◆ Directions
Starting at the first line of the listing below, repeat each line exactly until the line containing "y_ticks = [0, 2, 4, 6]", which you include. Leave out pictures.

------------------------------------------------------------

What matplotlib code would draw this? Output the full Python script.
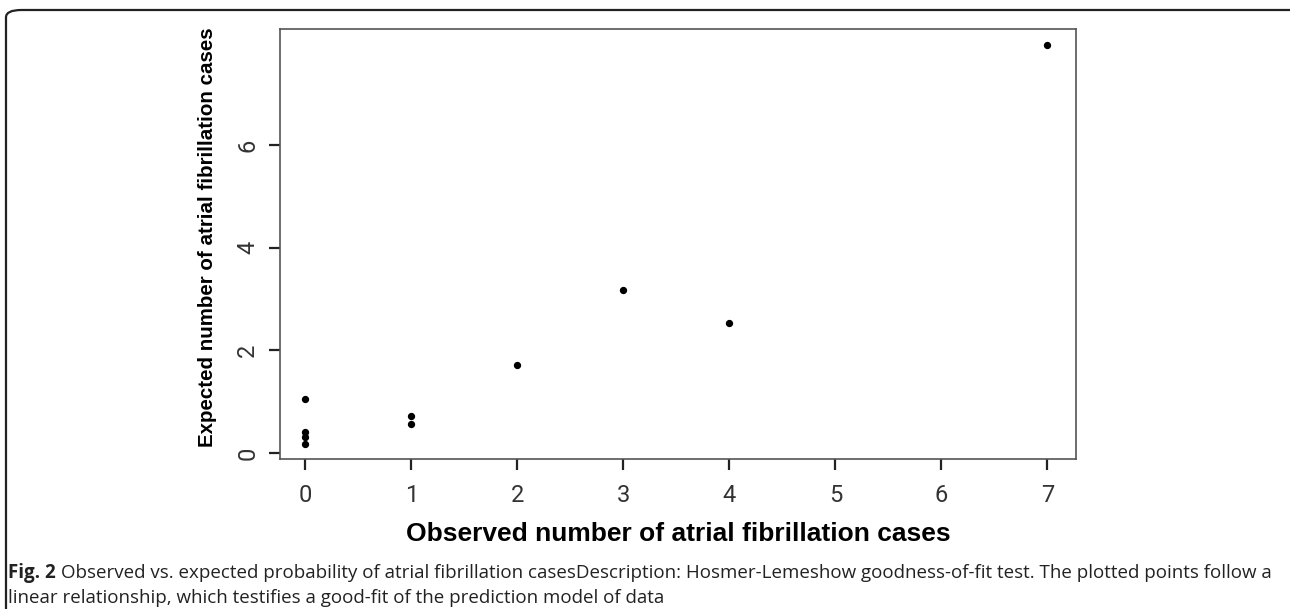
import matplotlib.pyplot as plt
from matplotlib.patches import FancyBboxPatch

# observed vs expected counts (Hosmer-Lemeshow groups)
observed = [0, 0, 0, 0, 1, 1, 2, 3, 4, 7]
expected = [1.05, 0.40, 0.30, 0.18, 0.72, 0.56, 1.72, 3.18, 2.53, 7.95]

x_ticks = [0, 1, 2, 3, 4, 5, 6, 7]
y_ticks = [0, 2, 4, 6]

fig = plt.figure(figsize=(12.9, 6.09), dpi=100)

# rounded frame around the whole figure
frame = FancyBboxPatch((6 / 1290, -0.2), 1.2, 1.2 - 10 / 609,
                       boxstyle="round,pad=0,rounding_size=0.012",
                       transform=fig.transFigure, fill=False,
                       edgecolor="#222222", linewidth=1.6)
fig.patches.append(frame)

ax = fig.add_axes([280 / 1290, 1 - 459 / 609, 796 / 1290, 430 / 609])
ax.scatter(observed, expected, s=18, color="black", zorder=3)

ax.set_xlim(-0.24, 7.27)
ax.set_ylim(-0.12, 8.26)
ax.set_xticks(x_ticks)
ax.set_yticks(y_ticks)
ax.set_xticklabels([str(v) for v in x_ticks])
ax.set_yticklabels([str(v) for v in y_ticks], rotation=90, va="center")

for s in ax.spines.values():
    s.set_color("#555555")
    s.set_linewidth(1.2)

ax.tick_params(axis="both", direction="out", length=8, width=1.6,
               color="#222222", labelsize=17, labelcolor="#333333")
ax.tick_params(axis="x", pad=10)
ax.tick_params(axis="y", pad=7)
for lab in ax.get_xticklabels() + ax.get_yticklabels():
    lab.set_fontfamily("Roboto")

ax.set_xlabel("Observed number of atrial fibrillation cases",
              fontsize=19, fontweight="bold", family="Liberation Sans", labelpad=11)
ax.set_ylabel("Expected number of atrial fibrillation cases",
              fontsize=14.8, fontweight="bold", family="Liberation Sans")
ax.yaxis.set_label_coords(-0.079, 0.515)

# caption
cap_kw = dict(fontsize=13.5, family="Open Sans", va="center", color="#222222")
t1 = fig.text(8 / 1290, 1 - 573 / 609, "Fig. 2", fontweight="bold", **cap_kw)
ax.annotate("Observed vs. expected probability of atrial fibrillation casesDescription: "
            "Hosmer-Lemeshow goodness-of-fit test. The plotted points follow a",
            xy=(1, 0.5), xycoords=t1, xytext=(4, 0), textcoords="offset points",
            annotation_clip=False, **cap_kw)
fig.text(8 / 1290, 1 - 598 / 609,
         "linear relationship, which testifies a good-fit of the prediction model of data",
         **cap_kw)

fig.savefig("out.png", dpi=100)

------------------------------------------------------------

◆ Finished exercise
What matplotlib code would draw this? Output the full Python script.
import matplotlib.pyplot as plt
from matplotlib.patches import FancyBboxPatch

# observed vs expected counts (Hosmer-Lemeshow groups)
observed = [0, 0, 0, 0, 1, 1, 2, 3, 4, 7]
expected = [1.05, 0.40, 0.30, 0.18, 0.72, 0.56, 1.72, 3.18, 2.53, 7.95]

x_ticks = [0, 1, 2, 3, 4, 5, 6, 7]
y_ticks = [0, 2, 4, 6]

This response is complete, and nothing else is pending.